If there’s an element of riotous confusion, or ‘chaos’ to this depiction of the post-modern inheritance, however – a sense in which we “know too much”, and in too scattered a way, “to be anything any more” – it also has its spiritual undertow in a voiced concern with both the limiting effects of perceived identity on consciousness in the present day, and, simultaneously, with the sense of drifting away from precisely those things from which emigration severs the individual, but which still form a significant element of his/ her historical self.
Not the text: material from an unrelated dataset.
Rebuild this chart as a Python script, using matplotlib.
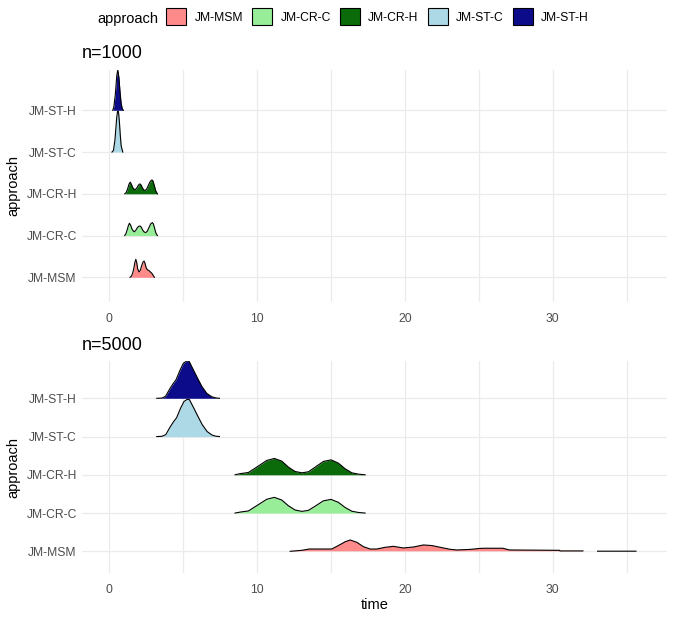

Whilst the songs plead for breadth – for “religion”, rather than “fundamentalism”, and for a tolerance and making room for everything that co-exists in the modern world (or ‘Flexistentialism’, as one of the D’Archetypes’ songs dubs it) – they also hanker back towards those older inheritances which, although a vital part of the equation of selfhood, may often be seen to get ‘lost in translation’ and which, handled and appreciated properly, can actually serve as aides to, rather than deliverers out of, the mutual understanding so visibly lacking in a world of skin-deep comprehension.
Shukla’s rhymes fuse old and new: classical religious concepts jostle for space, and operate as part of an amorphous indivisible whole, with the comic perturbations of first generation Indian immigrants, ‘Fresh off the Boat’, eager to make use of the “finest education system in the world”, but yet appalled that its progenitors “wipe their arses with their left hands.” And in The Hunger (his most recent EP with Goonda Raj) and his collaborations with The D’Archetypes, haunting melodies played by classical violinist Dr Jyotsna Srikanth work in tandem with the more recognisably avant-garde (though no less spiritual) feel of hip/trip-hop instrumentals and backing beats to create a rich and appealing fusion suggestive of the possibility of bridging numerous inheritances.
Shukla’s work may focus mainly (though not exclusively) on the politics and issues surrounding the status of second or third generation British Asians – a territory which he rightly feels to have been insufficiently explored and voiced by contemporary art – but its message is by no means confined to this specific context, and its efforts should perhaps be seen as microcosmic paradigms of better modes of co-existing in general. As ‘Bush’ wrestles with ‘Al Qaeda’ for the top spot on the list of most over-used words in common parlance at the present time, it seems reasonable to suggest that we could all benefit from the power of a little (con)fusion.